Les résultats de ces études sont toutefois uniquement basés sur des données américaines et ne sont donc pas forcément transposables à l’économie de la zone euro.
De Bondt et Vermeulen (2018) ont récemment étudié la question de la dépendance des phases économiques à l’égard de leur durée pour l’ensemble des pays du G7 et démontrent que la pérennité des expansions allemandes dépend de leur âge, mais que cela ne serait pas le cas pour la France et l’Italie. Cette étude rencontre toutefois deux limites. Premièrement, la classification des phases d’expansion et de récession est obtenue à partir de leurs dates de pics et de creux déterminées par l’Institut de Recherche sur le Cycle Économique (ECRI). La classification n’est donc pas directement inférée, de manière probabiliste, par le modèle statistique utilisé. Deuxièmement, seulement trois des dix-neuf pays de la zone euro sont étudiés, ce qui ne permet pas d’en déduire un résultat pour l’économie de la zone euro dans son ensemble.
Les expansions économiques de la zone euro ne meurent pas de vieillesse…

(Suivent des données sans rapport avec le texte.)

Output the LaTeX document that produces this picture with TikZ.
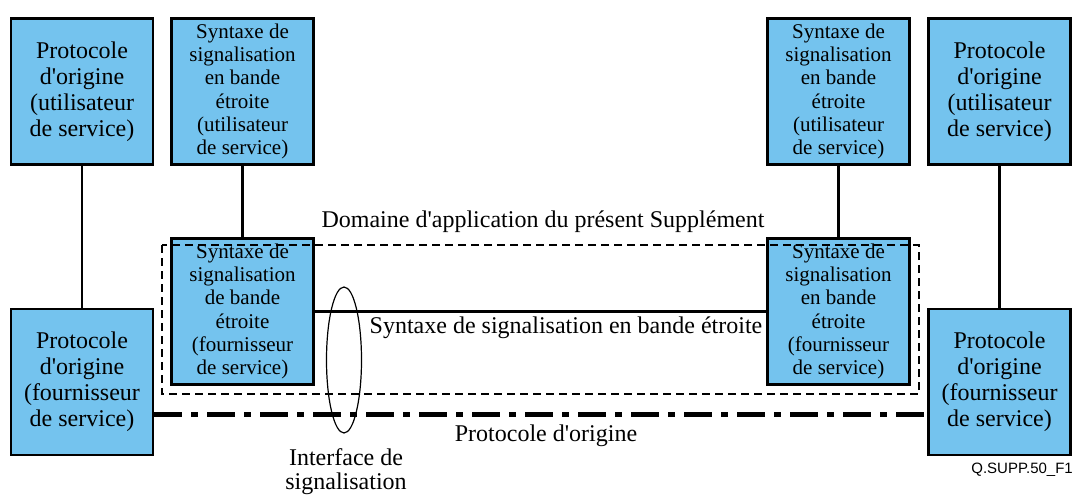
\documentclass[tikz,border=0pt]{standalone}
\usepackage{fontspec}
\setmainfont{Liberation Serif}[Ligatures = TeXOff]
\newfontfamily\refsans{Liberation Sans}
\definecolor{boxblue}{RGB}{116,195,238}
\tikzset{
	protobox/.style = {draw, line width = 2.5pt, fill = boxblue, minimum width = 142pt,
		minimum height = 146pt, inner sep = 0pt, align = center},
	syntbox/.style = {protobox, font = \fontsize{21}{23.3}\selectfont},
	link/.style = {line width = 2.5pt},
}

\begin{document}
\begin{tikzpicture}[x = 1pt, y = -1pt, font = \fontsize{24}{26}\selectfont]
		\useasboundingbox (0, 0) rectangle (1074, 495) ;
		% top row
		\node [protobox] (userL) at (82, 91.5) {Protocole\\d'origine\\(utilisateur\\de service)} ;
		\node [syntbox] (nbuserL) at (242.5, 91.5) {Syntaxe de\\signalisation\\en bande\\étroite\\(utilisateur\\de service)} ;
		\node [syntbox] (nbuserR) at (838.5, 91.5) {Syntaxe de\\signalisation\\en bande\\étroite\\(utilisateur\\de service)} ;
		\node [protobox] (userR) at (999.5, 91.5) {Protocole\\d'origine\\(utilisateur\\de service)} ;
		% lower row
		\node [protobox] (provL) at (82, 382) {Protocole\\d'origine\\(fournisseur\\de service)} ;
		\node [syntbox] (nbprovL) at (242.5, 311.5) {Syntaxe de\\signalisation\\de bande\\étroite\\(fournisseur\\de service)} ;
		\node [syntbox] (nbprovR) at (838.5, 311.5) {Syntaxe de\\signalisation\\en bande\\étroite\\(fournisseur\\de service)} ;
		\node [protobox] (provR) at (999.5, 382) {Protocole\\d'origine\\(fournisseur\\de service)} ;
		% links
		\draw [link] (userL) -- (provL) ;
		\draw [link] (nbuserL) -- (nbprovL) ;
		\draw [link] (nbuserR) -- (nbprovR) ;
		\draw [link] (userR) -- (provR) ;
		\draw [link] (nbprovL.east) -- (nbprovR.west) ;
		\draw [line width = 5pt, dash pattern = on 28pt off 9pt on 7pt off 9pt]
			([yshift = -32pt]provL.east) -- ([yshift = -32pt]provR.west) ;
		% scope of the supplement
		\draw [line width = 1.8pt, dash pattern = on 8pt off 5pt] (162, 245) rectangle (919, 394) ;
		\draw [line width = 1.2pt] (344, 360) ellipse [x radius = 17.5, y radius = 73] ;
		% labels
		\node (scopelabel) at (543, 222) {Domaine d'application du présent Supplément} ;
		\node (nblabel) at (566, 328) {Syntaxe de signalisation en bande étroite} ;
		\node (protolabel) at (546, 436) {Protocole d'origine} ;
		\node [align = center, font = \fontsize{24}{24}\selectfont] (iflabel) at (346, 472) {Interface de\\signalisation} ;
		\node [anchor = east, inner sep = 0pt, font = \refsans\fontsize{15}{17}\selectfont] (figref) at (1073, 470) {Q.SUPP.50\_F1} ;
	\end{tikzpicture}
\end{document}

Ce billet teste l’hypothèse de la dépendance des phases économiques de la zone euro à l’égard du temps en appliquant la méthode de « duration dependence » de Durland et McCurdy (1994) sur les données historiques du taux de croissance du PIB réel de la zone euro de 1970 à aujourd’hui (reconstituées par agrégation avant 1999). Ces auteurs développent un modèle statistique permettant de capturer et de distinguer, de manière probabiliste, les phases d’expansion et de récession au cours du temps, tout en tenant compte de la dépendance potentielle de chaque phase à l’égard de son ancienneté. Il s’agit donc de déterminer si les données de la zone euro permettent d’établir un lien statistique fort entre la probabilité de basculer d’une phase à une autre et l’âge de la phase actuelle.
La méthode utilisée n’est évidemment pas exempte de critiques. Premièrement, le modèle emploie seulement un indicateur économique et ne prend donc pas en compte un vaste ensemble de données relatif à l’état de l’économie. Deuxièmement, bien que similaire aux modèles macroéconomiques modernes, le système statistique ne permet pas de prendre en compte le développement de vulnérabilités en phase d’expansion (telles que l’accumulation excessive de dettes) susceptibles de déclencher un retournement du cycle. Cette méthode ne peut donc se substituer à un exercice classique de prévision macroéconomique.
Le Graphique 1 présente la probabilité de transition et traduit donc la probabilité de survie de chaque phase en fonction de son âge. La probabilité de survie d’une phase d’expansion apparaît clairement indépendante du nombre de trimestres d’ancienneté acquis par la phase. Cette probabilité est proche de 0.95 au bout de deux ans et reste constante au-delà. La survenance d’une récession ne dépend donc pas de l’âge de l’expansion en cours. Les expansions économiques anciennes ont autant de chance de disparaître que les jeunes expansions. En revanche, les récessions sont plus enclines à « vieillir ». Le modèle démontre qu’au-delà d’un an, les récessions ont une chance sur deux de disparaître et de laisser place à un nouveau cycle. Au-delà d’un an et demi, leur chance de survie serait même inférieure à 20%.